Philip Johnston, Telegraph (London), December 5, 2011
Well, that didn’t take long–just four months to turn the summer rioters from the scum of the earth into victims. There we all were during those tense few days in August, glued to our TV screens as shops were looted and homes burned to the ground, misguidedly thinking that the police had lost control of the streets to a rag-tag army of opportunistic, feral criminals.
In reality, what we were witnessing was a protest by politically sophisticated, disenchanted and alienated young people driven to despair by police brutality. This, at any rate, is what we are invited to believe by a study commissioned by The Guardian, in collaboration with the London School of Economics, and published across eight pages of the newspaper yesterday under the heading “Reading the Riots”. Needless to say, the BBC ran with the story all day.
Now, there is nothing wrong with researching the causes of the worst outbreak of lawlessness in this country since the early Eighties. It is right to try to put what happened into context, since so many of us were shocked and angered. But the Left has been desperate to seize back what it likes to call the “narrative” of these riots, which was hijacked early on by the law-abiding majority who just happened to witness most of it.
As the mess was cleared up, and a motley procession of ne’er-do-wells appeared before the courts for a taste of condign punishment that the rest of us cheered to the rafters, the Left seethed with indignation. Since the fires were still smouldering and the funerals of those who died had yet to take place, its spokesmen were unable to line up their usual excuses for bad behaviour: deprivation, poverty, hopelessness–and, of course, police brutality. Nor could they trot out the previously unsuccessful remedies: more money, intervention, community penalties–anything but punishment.
However, they also knew that if they could bide their time, there might be another story to tell; and sure enough “Reading the Riots” provides it. All those dreadful, white, middle-class, Right-wing moralisers were wrong: gang culture was not to blame; the rioters weren’t mostly black; they weren’t an underclass: in fact, many were surprisingly political, but found it hard to articulate their grievances without chucking a brick through a shop window or stealing a TV set.
Yes, they saw the riots as the chance to obtain “free stuff”–you know, what most of us would refer to as “theft”. As one Guardian columnist put it: “The impression of unclaimed chaos and the shots of burning cars, devastated shopkeepers and hooded youth lent credibility to claims that this was nothing more than young hooligans running amok.” But this was not mindless yobbery; it was “civil unrest” and could therefore be seen in class terms.
Of course, those of us who naively sought to place the riots in an ethical context never considered that the causes might be a complex mixture of motives. We are obviously far too stupid. It suits the Left to caricature the majority response at the time as Blimpish outrage so that it can redirect the argument back on to its own, threadbare turf. And what did it find at the root of the rioters’ anger with society? You guessed it–a pathological dislike of the police.
The irony here is that everyone blames the police.
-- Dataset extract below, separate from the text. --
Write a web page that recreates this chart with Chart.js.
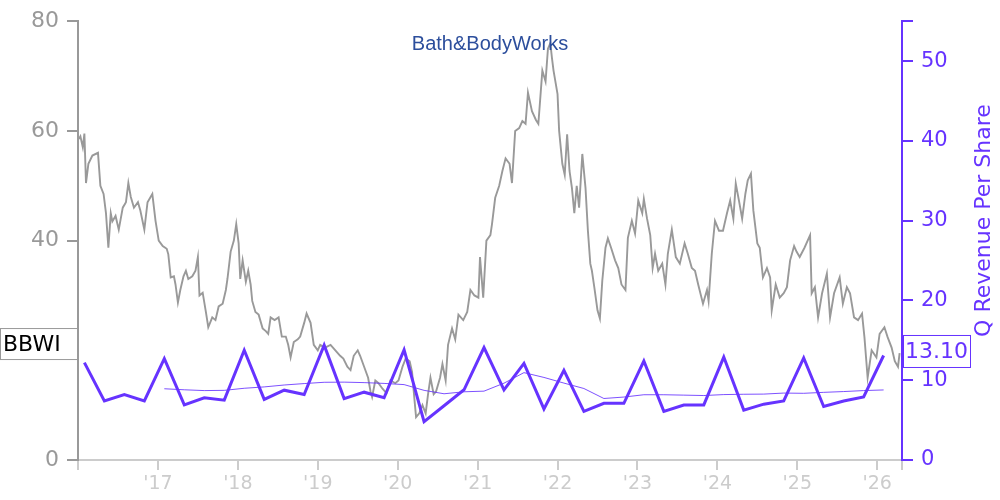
<!DOCTYPE html>
<html>
<head>
<meta charset="utf-8">
<script src="https://cdn.jsdelivr.net/npm/chart.js@4.4.0/dist/chart.umd.min.js"></script>
<style>
  html, body { margin: 0; padding: 0; background: #fff; }
  #wrap { width: 1000px; height: 500px; position: relative; }
</style>
</head>
<body>
<div id="wrap"><canvas id="bbwiChart"></canvas></div>
<script>
const ticker = "BBWI";
const companyName = "Bath&BodyWorks";
const revenueTitle = "Q Revenue Per Share";

// share price, decimal years
const priceDates = [
  2016.01,2016.03,2016.06,2016.08,2016.10,2016.13,2016.18,2016.25,2016.28,2016.32,2016.35,2016.38,2016.41,2016.43,2016.47,2016.51,2016.56,2016.60,2016.63,2016.66,2016.70,2016.75,2016.78,2016.83,2016.87,2016.93,2016.97,
  2017.01,2017.06,2017.11,2017.13,2017.16,2017.20,2017.22,2017.25,2017.28,2017.32,2017.35,2017.38,2017.43,2017.47,2017.50,2017.52,2017.56,2017.60,2017.63,2017.68,2017.72,2017.76,2017.81,2017.85,2017.87,2017.91,2017.95,2017.98,
  2018.01,2018.03,2018.06,2018.10,2018.13,2018.16,2018.18,2018.22,2018.26,2018.31,2018.35,2018.38,2018.41,2018.46,2018.51,2018.55,2018.60,2018.63,2018.66,2018.70,2018.75,2018.78,2018.83,2018.86,2018.91,2018.95,
  2019.00,2019.03,2019.09,2019.16,2019.22,2019.28,2019.32,2019.37,2019.41,2019.45,2019.50,2019.53,2019.58,2019.63,2019.66,2019.68,2019.72,2019.76,2019.81,2019.86,2019.91,2019.97,
  2020.01,2020.06,2020.10,2020.15,2020.18,2020.21,2020.23,2020.27,2020.31,2020.35,2020.38,2020.41,2020.45,2020.48,2020.53,2020.56,2020.60,2020.63,2020.68,2020.72,2020.76,2020.82,2020.87,2020.91,2020.96,
  2021.01,2021.03,2021.07,2021.11,2021.16,2021.18,2021.22,2021.27,2021.31,2021.35,2021.40,2021.43,2021.47,2021.52,2021.56,2021.60,2021.63,2021.68,2021.73,2021.76,2021.81,2021.85,2021.88,2021.91,2021.93,2021.95,
  2022.00,2022.02,2022.06,2022.09,2022.12,2022.15,2022.18,2022.21,2022.24,2022.27,2022.31,2022.35,2022.38,2022.41,2022.43,2022.46,2022.50,2022.53,2022.56,2022.60,2022.63,2022.67,2022.72,2022.76,2022.80,2022.85,2022.88,2022.93,2022.97,
  2023.01,2023.06,2023.08,2023.12,2023.16,2023.19,2023.22,2023.26,2023.31,2023.35,2023.38,2023.43,2023.48,2023.53,2023.59,2023.63,2023.68,2023.72,2023.76,2023.82,2023.87,2023.89,2023.93,2023.97,
  2024.02,2024.07,2024.12,2024.16,2024.20,2024.23,2024.27,2024.31,2024.35,2024.38,2024.42,2024.45,2024.50,2024.53,2024.57,2024.62,2024.66,2024.68,2024.73,2024.78,2024.83,2024.87,2024.91,2024.96,2024.99,
  2025.03,2025.09,2025.16,2025.18,2025.22,2025.26,2025.31,2025.37,2025.41,2025.46,2025.53,2025.57,2025.62,2025.66,2025.71,2025.76,2025.81,2025.84,2025.88,2025.93,2025.99,
  2026.03,2026.09,2026.13,2026.18,2026.22,2026.26,2026.28
];
const priceValues = [
  58.5,59,57,59.5,50.5,54,55.5,56,50,48.5,45,38.7,45,43.5,44.5,42,46,47,50.5,48,46,47,45.5,42,47,48.5,43.6,
  40,39,38.5,37.5,33.3,33.5,32,28.7,31,33.5,34.5,33,33.5,34.5,37,30,30.5,27,24.2,26,25.5,28,28.5,31,33,38,40,43,
  39.5,33,36.4,32.5,34.5,32,29,27,26.5,24,23.5,23,26,25.5,26,22.5,22.5,21,18.7,21.5,22,22.5,25,26.7,25,21,
  20,21,20.5,21,20,19,18.5,17,16.4,19,20,19,17,15,12.5,11.5,14.5,14,13,12.2,14.5,14,
  14.5,17,18.5,18,16,11,7.8,8.5,10,8.5,12,15,12,12.5,15,17.5,14.5,21,24,22,26.5,25.5,27,31,30,
  29.6,37,29.6,40,41,43,47.8,50,52.7,55,54,50.5,60,60.5,61.8,61.3,67,63.6,62,61.3,71,69,75,76,73.3,71,
  66.7,60,54,52,59.4,52.7,49.6,45,50,46,55.8,49.6,41.8,35.8,34.5,31.5,27.3,25.8,32.7,38.7,40.4,38.7,36.4,35,32,31,40.5,43.6,41.3,
  47.3,45,47.6,44,41,35,37.6,34.5,35.8,32,37.6,42,37,35.8,39.5,37.6,35,34.5,32,28.5,31,29,37.6,43.6,
  41.8,41.8,45,47.3,44,50.4,47.3,44,48.5,51,52.2,45.5,39.5,38.7,33.3,35,33.3,27.3,32,29.6,30.4,31.5,36.4,39,38,
  37,38.7,41,30.4,31.5,26,30.4,34,26,30.4,33.3,28.5,31.5,30.4,26,25.5,26.7,22.4,15,20,18.7,
  23,24.2,22.4,20.5,18,17,19.5
];

// quarterly revenue per share (fiscal quarter ends)
const quarterDates = [
  2016.08,2016.33,2016.58,2016.83,2017.08,2017.33,2017.58,2017.83,2018.08,2018.33,2018.58,2018.83,
  2019.08,2019.33,2019.58,2019.83,2020.08,2020.33,2020.58,2020.83,2021.08,2021.33,2021.58,2021.83,
  2022.08,2022.33,2022.58,2022.83,2023.08,2023.33,2023.58,2023.83,2024.08,2024.33,2024.58,2024.83,
  2025.08,2025.33,2025.58,2025.83,2026.08
];
const revenuePerShare = [
  12.2,7.4,8.2,7.4,12.7,6.9,7.8,7.5,13.75,7.6,8.75,8.2,
  14.4,7.7,8.5,7.8,13.8,4.8,6.8,8.8,14.1,8.8,12.1,6.4,
  11.25,6.1,7.1,7.1,12.4,6.1,6.9,6.9,12.9,6.25,7.0,7.4,
  12.8,6.7,7.4,7.9,13.1
];
// trailing four-quarter average, as drawn
const avgDates = quarterDates.slice(4);
const avgRevenue = [
  8.93,8.8,8.7,8.73,8.99,9.16,9.4,9.58,9.74,9.76,9.7,9.6,9.45,8.73,8.3,8.55,8.63,9.63,10.95,
  10.35,9.64,8.96,7.71,7.89,8.18,8.18,8.13,8.08,8.2,8.24,8.26,8.39,8.36,8.48,8.58,8.7,8.78
];

const yearTicks = [2016,2017,2018,2019,2020,2021,2022,2023,2024,2025,2026];
const priceTicks = [0,20,40,60,80];
const revenueTicks = [0,10,20,30,40,50,55];
const xStart = 2016;
const xEnd = 2026.31;

const PURPLE = "#6633ff";
const GREY = "#999999";
const LIGHT = "#cccccc";

Chart.defaults.font.family = "'DejaVu Sans', sans-serif";

function toPoints(xs, ys) {
  return xs.map((x, i) => ({ x: x, y: ys[i] }));
}

const labelsPlugin = {
  id: "labels",
  afterDraw(chart) {
    const ctx = chart.ctx;
    const area = chart.chartArea;
    const yL = chart.scales.y;
    const yR = chart.scales.y1;
    ctx.save();

    // logo text
    ctx.font = "20px 'Liberation Sans', sans-serif";
    ctx.fillStyle = "#2c4e9c";
    ctx.textAlign = "center";
    ctx.textBaseline = "alphabetic";
    ctx.fillText(companyName, (area.left + area.right) / 2, area.top + 29, 158);

    // right axis title, reading upward
    ctx.save();
    ctx.translate(990, (area.top + area.bottom) / 2 - 20);
    ctx.rotate(-Math.PI / 2);
    ctx.font = "22px 'DejaVu Sans'";
    ctx.fillStyle = PURPLE;
    ctx.textAlign = "center";
    ctx.fillText(revenueTitle, 0, 0);
    ctx.restore();

    ctx.font = "22px 'DejaVu Sans'";
    ctx.textAlign = "left";
    ctx.textBaseline = "middle";
    ctx.lineWidth = 1;

    // ticker box at last price
    const lastPrice = priceValues[priceValues.length - 1];
    let cy = yL.getPixelForValue(lastPrice) - 9;
    ctx.fillStyle = "#fff";
    ctx.fillRect(0.5, cy - 15.5, area.left - 1, 31);
    ctx.strokeStyle = GREY;
    ctx.strokeRect(0.5, cy - 15.5, area.left - 1, 31);
    ctx.fillStyle = "#000";
    ctx.fillText(ticker, 3, cy + 1);

    // last revenue box
    const lastRev = revenuePerShare[revenuePerShare.length - 1];
    cy = yR.getPixelForValue(lastRev) - 4;
    ctx.fillStyle = "#fff";
    ctx.fillRect(area.right + 1.5, cy - 16, 67, 32);
    ctx.strokeStyle = PURPLE;
    ctx.strokeRect(area.right + 1.5, cy - 16, 67, 32);
    ctx.fillStyle = PURPLE;
    ctx.fillText(lastRev.toFixed(2), area.right + 3, cy + 1);

    ctx.restore();
  }
};

function loadChart() {
  const ctx = document.getElementById("bbwiChart");
  if (!ctx) {
    console.error("no #bbwiChart");
    return;
  }

  const config = {
    type: "line",
    data: {
      datasets: [
        {
          label: "Q Revenue Per Share",
          data: toPoints(quarterDates, revenuePerShare),
          yAxisID: "y1",
          borderColor: PURPLE,
          borderWidth: 3,
          pointRadius: 0,
          tension: 0,
          order: 0
        },
        {
          label: "TTM average",
          data: toPoints(avgDates, avgRevenue),
          yAxisID: "y1",
          borderColor: "rgba(102, 51, 255, 0.85)",
          borderWidth: 1,
          pointRadius: 0,
          tension: 0,
          order: 1
        },
        {
          label: ticker,
          data: toPoints(priceDates, priceValues),
          yAxisID: "y",
          borderColor: GREY,
          borderWidth: 1.9,
          pointRadius: 0,
          tension: 0,
          order: 2
        }
      ]
    },
    options: {
      responsive: true,
      maintainAspectRatio: false,
      animation: false,
      events: [],
      layout: { padding: { top: 20, left: 0, right: 0, bottom: 0 } },
      plugins: {
        legend: { display: false },
        tooltip: { enabled: false }
      },
      scales: {
        x: {
          type: "linear",
          position: "bottom",
          min: xStart,
          max: xEnd,
          afterBuildTicks: (axis) => {
            axis.ticks = yearTicks.concat([xEnd]).map(v => ({ value: v }));
          },
          afterFit: (axis) => { axis.height = 40; },
          ticks: {
            color: LIGHT,
            font: { size: 19 },
            padding: 3,
            maxRotation: 0,
            autoSkip: false,
            callback: (v) => (yearTicks.includes(v) && v > xStart) ? "'" + String(v).slice(2) : ""
          },
          grid: { drawOnChartArea: false, drawTicks: true, tickLength: 10, color: LIGHT, lineWidth: 2 },
          border: { color: LIGHT, width: 2 }
        },
        y: {
          position: "left",
          min: 0,
          max: 80,
          afterBuildTicks: (axis) => {
            axis.ticks = priceTicks.map(v => ({ value: v }));
          },
          afterFit: (axis) => { axis.width = 78; },
          ticks: { color: GREY, font: { size: 22 }, padding: 8 },
          grid: { drawOnChartArea: false, tickLength: 11, color: GREY, lineWidth: 2 },
          border: { color: GREY, width: 2 }
        },
        y1: {
          position: "right",
          min: 0,
          max: 55,
          afterBuildTicks: (axis) => {
            axis.ticks = revenueTicks.map(v => ({ value: v }));
          },
          afterFit: (axis) => { axis.width = 98; },
          ticks: {
            color: PURPLE,
            font: { size: 21 },
            padding: 8,
            callback: (v) => (v % 10 === 0) ? String(v) : ""
          },
          grid: { drawOnChartArea: false, tickLength: 11, color: PURPLE, lineWidth: 2 },
          border: { color: PURPLE, width: 2 }
        }
      }
    },
    plugins: [labelsPlugin]
  };

  new Chart(ctx, config);
}

loadChart();
</script>
</body>
</html>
Most of us were furious that they stood back when the trouble kicked off in Tottenham and let every thief and thug in London–and later in Manchester, Birmingham and elsewhere–think they could loot with impunity. But the reason they adopted these tactics was precisely because, ever since the Brixton riots in 1981, they have had to police what we are supposed to refer to as “communities” with kid gloves.
Yet it transpires that all the efforts to engage, reach out and understand have been spurned and that they are still unpopular. The researchers interviewed 270 people who took part in the riots, a majority of whom had not been arrested but who were guaranteed anonymity. Alex, 32, who set fire to a police car in Tottenham on the night the disturbances began was asked why he did it. “It was the police car–I know what they stand for. I hate the f——police.” I wonder why? Might it be because his criminal propensities had brought him to their attention and he had been routinely stopped and searched?
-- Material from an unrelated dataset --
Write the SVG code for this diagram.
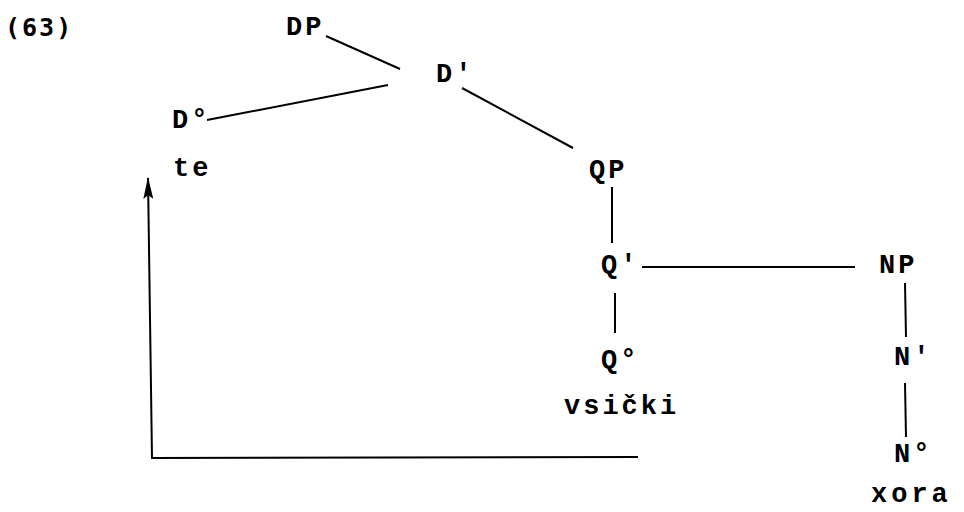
<svg xmlns="http://www.w3.org/2000/svg" width="964" height="512" viewBox="0 0 964 512">
<style>
text{font-family:"Liberation Mono","Courier New",monospace;font-weight:bold;font-size:27px;fill:#000;letter-spacing:3px}
text.num{font-family:"DejaVu Sans Mono",monospace;font-size:25px;letter-spacing:2px}
.c line,.c path{stroke:#000;stroke-width:2;fill:none}
</style>
<defs>
<marker id="ah" viewBox="0 0 22 10" refX="21" refY="5" markerWidth="22" markerHeight="10" markerUnits="userSpaceOnUse" orient="auto">
<path d="M22,5 L0,0 L4,5 L0,10 Z" fill="#000"/>
</marker>
</defs>
<text class="num" x="5" y="36">(63)</text>
<g id="DP"><text x="286" y="35">DP</text></g>
<g id="Dbar"><text x="436" y="82">D'</text></g>
<g id="D0"><text x="172" y="128">D°</text></g>
<g id="te"><text x="173" y="176">te</text></g>
<g id="QP"><text x="589" y="178">QP</text></g>
<g id="Qbar"><text x="601" y="273">Q'</text></g>
<g id="Q0"><text x="601" y="368">Q°</text></g>
<g id="vsicki"><text x="564" y="414">vsički</text></g>
<g id="NP"><text x="879" y="273">NP</text></g>
<g id="Nbar"><text x="894" y="365">N'</text></g>
<g id="N0"><text x="894" y="462">N°</text></g>
<g id="xora"><text x="871" y="502" style="letter-spacing:4px">xora</text></g>
<g class="c" id="connectors">
<line x1="326" y1="36" x2="400" y2="69"/>
<line x1="388" y1="85" x2="207" y2="120"/>
<line x1="462" y1="88" x2="573" y2="148"/>
<line x1="612" y1="187" x2="612" y2="243"/>
<line x1="642" y1="267" x2="855" y2="267"/>
<line x1="615" y1="293" x2="615" y2="333"/>
<line x1="905" y1="283" x2="906" y2="337"/>
<line x1="905" y1="383" x2="906" y2="437"/>
<path d="M638,457 L152,458 L148,178" marker-end="url(#ah)"/>
</g>
</svg>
Since the Scarman report, the police have bent over backwards to avoid the sort of heavy-handedness that triggered the Brixton riots. Yet a bunch of wide-eyed researchers with clipboards and an agenda have discovered that people who regularly break the law and who are ready at the drop of a hat to head out into the summer night for a spot of mayhem don’t like the police very much. Well, I never. One rioter told the researchers, presumably while struggling to keep a straight face: “The police is the biggest gang out there.” If only.
Let’s remember who the real victims of the riots were: the storekeepers whose properties were ransacked; the old man beaten to death in a west London street; the foreign student mugged by youths he thought were helping him; the owners of the 150-year-old family furniture store who watched it burn to the ground; and, despite all the criticism they have faced for letting the riots spread, the bruised and bloodied police officers who put their necks on the line to contain the trouble when it threatened to get completely out of control.
Yesterday’s report purported to have uncovered broader explanations for the behaviour of the rioters. I will stick with my narrow, simplistic, evidently absurd, and doubtless antediluvian interpretation that a bunch of criminally inclined hoodlums took the opportunity to loot, pillage and rob because they enjoyed doing it and thought they could get away with it.